[GIVEN INFORMATION start]

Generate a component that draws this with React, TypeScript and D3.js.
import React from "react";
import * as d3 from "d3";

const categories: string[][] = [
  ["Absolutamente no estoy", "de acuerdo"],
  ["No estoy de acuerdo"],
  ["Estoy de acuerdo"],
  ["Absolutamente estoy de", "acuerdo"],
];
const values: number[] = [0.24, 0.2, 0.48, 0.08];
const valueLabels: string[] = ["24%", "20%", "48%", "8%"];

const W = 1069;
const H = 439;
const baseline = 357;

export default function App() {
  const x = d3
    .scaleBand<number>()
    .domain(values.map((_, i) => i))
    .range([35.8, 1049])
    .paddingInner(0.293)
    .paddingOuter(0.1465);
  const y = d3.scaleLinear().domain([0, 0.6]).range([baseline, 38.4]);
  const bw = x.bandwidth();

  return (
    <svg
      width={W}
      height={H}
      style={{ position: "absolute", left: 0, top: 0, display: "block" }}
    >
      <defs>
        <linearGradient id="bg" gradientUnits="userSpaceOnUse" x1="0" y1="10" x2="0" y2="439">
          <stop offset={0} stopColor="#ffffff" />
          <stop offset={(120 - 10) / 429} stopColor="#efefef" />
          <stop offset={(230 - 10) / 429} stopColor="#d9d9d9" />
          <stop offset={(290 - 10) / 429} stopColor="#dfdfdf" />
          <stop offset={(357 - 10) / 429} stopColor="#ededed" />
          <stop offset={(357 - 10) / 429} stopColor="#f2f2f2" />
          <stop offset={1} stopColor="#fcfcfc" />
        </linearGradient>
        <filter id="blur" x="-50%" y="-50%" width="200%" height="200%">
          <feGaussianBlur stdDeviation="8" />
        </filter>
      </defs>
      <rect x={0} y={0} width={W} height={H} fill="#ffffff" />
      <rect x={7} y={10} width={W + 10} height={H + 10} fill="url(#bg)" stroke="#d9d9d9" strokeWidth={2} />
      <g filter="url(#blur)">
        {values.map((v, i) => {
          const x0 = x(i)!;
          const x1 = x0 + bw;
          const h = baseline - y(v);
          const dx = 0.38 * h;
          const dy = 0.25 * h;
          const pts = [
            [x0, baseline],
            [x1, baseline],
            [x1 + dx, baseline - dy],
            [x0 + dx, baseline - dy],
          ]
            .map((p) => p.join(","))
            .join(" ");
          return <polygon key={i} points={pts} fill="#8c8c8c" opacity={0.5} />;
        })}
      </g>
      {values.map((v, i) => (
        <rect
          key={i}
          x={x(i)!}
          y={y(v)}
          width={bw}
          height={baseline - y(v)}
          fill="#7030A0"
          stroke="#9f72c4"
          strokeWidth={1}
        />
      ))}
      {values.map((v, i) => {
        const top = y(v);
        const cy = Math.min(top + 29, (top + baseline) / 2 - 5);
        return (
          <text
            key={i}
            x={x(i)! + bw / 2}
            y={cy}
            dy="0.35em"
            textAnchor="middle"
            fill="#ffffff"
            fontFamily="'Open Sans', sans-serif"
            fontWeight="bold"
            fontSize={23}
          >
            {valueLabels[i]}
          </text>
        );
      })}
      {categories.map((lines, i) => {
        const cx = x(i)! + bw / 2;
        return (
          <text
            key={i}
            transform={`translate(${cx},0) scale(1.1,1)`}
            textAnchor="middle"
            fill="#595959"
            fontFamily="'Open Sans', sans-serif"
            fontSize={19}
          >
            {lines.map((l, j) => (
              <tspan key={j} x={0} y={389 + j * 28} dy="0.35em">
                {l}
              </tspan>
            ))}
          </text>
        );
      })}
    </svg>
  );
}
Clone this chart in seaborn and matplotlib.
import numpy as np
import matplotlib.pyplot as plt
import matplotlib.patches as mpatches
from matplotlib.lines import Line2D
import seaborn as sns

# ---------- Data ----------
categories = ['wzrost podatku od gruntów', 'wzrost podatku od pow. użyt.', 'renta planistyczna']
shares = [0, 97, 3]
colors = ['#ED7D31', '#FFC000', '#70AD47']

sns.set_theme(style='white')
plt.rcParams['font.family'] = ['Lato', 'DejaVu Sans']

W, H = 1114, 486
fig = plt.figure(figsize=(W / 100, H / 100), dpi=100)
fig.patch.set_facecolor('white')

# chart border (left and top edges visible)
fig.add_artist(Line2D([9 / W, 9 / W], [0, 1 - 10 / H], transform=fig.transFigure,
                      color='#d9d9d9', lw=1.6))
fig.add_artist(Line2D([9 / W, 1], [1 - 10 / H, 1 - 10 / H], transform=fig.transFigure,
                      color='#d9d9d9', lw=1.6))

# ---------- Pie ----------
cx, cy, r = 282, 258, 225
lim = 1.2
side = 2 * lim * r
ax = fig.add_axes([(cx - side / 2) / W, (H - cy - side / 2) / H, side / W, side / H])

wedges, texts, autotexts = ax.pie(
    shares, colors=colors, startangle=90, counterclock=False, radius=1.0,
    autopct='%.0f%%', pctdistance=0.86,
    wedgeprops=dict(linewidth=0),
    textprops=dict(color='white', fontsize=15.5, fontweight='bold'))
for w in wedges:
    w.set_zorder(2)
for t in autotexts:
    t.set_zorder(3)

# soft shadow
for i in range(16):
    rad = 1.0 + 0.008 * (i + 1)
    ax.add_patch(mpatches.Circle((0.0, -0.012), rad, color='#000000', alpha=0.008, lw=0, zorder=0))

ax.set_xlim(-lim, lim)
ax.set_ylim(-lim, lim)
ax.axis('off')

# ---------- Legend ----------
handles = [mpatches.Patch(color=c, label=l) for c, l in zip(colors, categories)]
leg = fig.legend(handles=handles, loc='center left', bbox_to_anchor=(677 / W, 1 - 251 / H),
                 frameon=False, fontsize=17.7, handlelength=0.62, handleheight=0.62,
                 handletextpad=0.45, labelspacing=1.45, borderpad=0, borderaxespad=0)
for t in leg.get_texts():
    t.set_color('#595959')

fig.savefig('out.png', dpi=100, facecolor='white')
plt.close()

[GIVEN INFORMATION end]

CHALLENGE:
Give the material above again, word for word.

CORRECT OUTPUT:
Generate a component that draws this with React, TypeScript and D3.js.
import React from "react";
import * as d3 from "d3";

const categories: string[][] = [
  ["Absolutamente no estoy", "de acuerdo"],
  ["No estoy de acuerdo"],
  ["Estoy de acuerdo"],
  ["Absolutamente estoy de", "acuerdo"],
];
const values: number[] = [0.24, 0.2, 0.48, 0.08];
const valueLabels: string[] = ["24%", "20%", "48%", "8%"];

const W = 1069;
const H = 439;
const baseline = 357;

export default function App() {
  const x = d3
    .scaleBand<number>()
    .domain(values.map((_, i) => i))
    .range([35.8, 1049])
    .paddingInner(0.293)
    .paddingOuter(0.1465);
  const y = d3.scaleLinear().domain([0, 0.6]).range([baseline, 38.4]);
  const bw = x.bandwidth();

  return (
    <svg
      width={W}
      height={H}
      style={{ position: "absolute", left: 0, top: 0, display: "block" }}
    >
      <defs>
        <linearGradient id="bg" gradientUnits="userSpaceOnUse" x1="0" y1="10" x2="0" y2="439">
          <stop offset={0} stopColor="#ffffff" />
          <stop offset={(120 - 10) / 429} stopColor="#efefef" />
          <stop offset={(230 - 10) / 429} stopColor="#d9d9d9" />
          <stop offset={(290 - 10) / 429} stopColor="#dfdfdf" />
          <stop offset={(357 - 10) / 429} stopColor="#ededed" />
          <stop offset={(357 - 10) / 429} stopColor="#f2f2f2" />
          <stop offset={1} stopColor="#fcfcfc" />
        </linearGradient>
        <filter id="blur" x="-50%" y="-50%" width="200%" height="200%">
          <feGaussianBlur stdDeviation="8" />
        </filter>
      </defs>
      <rect x={0} y={0} width={W} height={H} fill="#ffffff" />
      <rect x={7} y={10} width={W + 10} height={H + 10} fill="url(#bg)" stroke="#d9d9d9" strokeWidth={2} />
      <g filter="url(#blur)">
        {values.map((v, i) => {
          const x0 = x(i)!;
          const x1 = x0 + bw;
          const h = baseline - y(v);
          const dx = 0.38 * h;
          const dy = 0.25 * h;
          const pts = [
            [x0, baseline],
            [x1, baseline],
            [x1 + dx, baseline - dy],
            [x0 + dx, baseline - dy],
          ]
            .map((p) => p.join(","))
            .join(" ");
          return <polygon key={i} points={pts} fill="#8c8c8c" opacity={0.5} />;
        })}
      </g>
      {values.map((v, i) => (
        <rect
          key={i}
          x={x(i)!}
          y={y(v)}
          width={bw}
          height={baseline - y(v)}
          fill="#7030A0"
          stroke="#9f72c4"
          strokeWidth={1}
        />
      ))}
      {values.map((v, i) => {
        const top = y(v);
        const cy = Math.min(top + 29, (top + baseline) / 2 - 5);
        return (
          <text
            key={i}
            x={x(i)! + bw / 2}
            y={cy}
            dy="0.35em"
            textAnchor="middle"
            fill="#ffffff"
            fontFamily="'Open Sans', sans-serif"
            fontWeight="bold"
            fontSize={23}
          >
            {valueLabels[i]}
          </text>
        );
      })}
      {categories.map((lines, i) => {
        const cx = x(i)! + bw / 2;
        return (
          <text
            key={i}
            transform={`translate(${cx},0) scale(1.1,1)`}
            textAnchor="middle"
            fill="#595959"
            fontFamily="'Open Sans', sans-serif"
            fontSize={19}
          >
            {lines.map((l, j) => (
              <tspan key={j} x={0} y={389 + j * 28} dy="0.35em">
                {l}
              </tspan>
            ))}
          </text>
        );
      })}
    </svg>
  );
}
Clone this chart in seaborn and matplotlib.
import numpy as np
import matplotlib.pyplot as plt
import matplotlib.patches as mpatches
from matplotlib.lines import Line2D
import seaborn as sns

# ---------- Data ----------
categories = ['wzrost podatku od gruntów', 'wzrost podatku od pow. użyt.', 'renta planistyczna']
shares = [0, 97, 3]
colors = ['#ED7D31', '#FFC000', '#70AD47']

sns.set_theme(style='white')
plt.rcParams['font.family'] = ['Lato', 'DejaVu Sans']

W, H = 1114, 486
fig = plt.figure(figsize=(W / 100, H / 100), dpi=100)
fig.patch.set_facecolor('white')

# chart border (left and top edges visible)
fig.add_artist(Line2D([9 / W, 9 / W], [0, 1 - 10 / H], transform=fig.transFigure,
                      color='#d9d9d9', lw=1.6))
fig.add_artist(Line2D([9 / W, 1], [1 - 10 / H, 1 - 10 / H], transform=fig.transFigure,
                      color='#d9d9d9', lw=1.6))

# ---------- Pie ----------
cx, cy, r = 282, 258, 225
lim = 1.2
side = 2 * lim * r
ax = fig.add_axes([(cx - side / 2) / W, (H - cy - side / 2) / H, side / W, side / H])

wedges, texts, autotexts = ax.pie(
    shares, colors=colors, startangle=90, counterclock=False, radius=1.0,
    autopct='%.0f%%', pctdistance=0.86,
    wedgeprops=dict(linewidth=0),
    textprops=dict(color='white', fontsize=15.5, fontweight='bold'))
for w in wedges:
    w.set_zorder(2)
for t in autotexts:
    t.set_zorder(3)

# soft shadow
for i in range(16):
    rad = 1.0 + 0.008 * (i + 1)
    ax.add_patch(mpatches.Circle((0.0, -0.012), rad, color='#000000', alpha=0.008, lw=0, zorder=0))

ax.set_xlim(-lim, lim)
ax.set_ylim(-lim, lim)
ax.axis('off')

# ---------- Legend ----------
handles = [mpatches.Patch(color=c, label=l) for c, l in zip(colors, categories)]
leg = fig.legend(handles=handles, loc='center left', bbox_to_anchor=(677 / W, 1 - 251 / H),
                 frameon=False, fontsize=17.7, handlelength=0.62, handleheight=0.62,
                 handletextpad=0.45, labelspacing=1.45, borderpad=0, borderaxespad=0)
for t in leg.get_texts():
    t.set_color('#595959')

fig.savefig('out.png', dpi=100, facecolor='white')
plt.close()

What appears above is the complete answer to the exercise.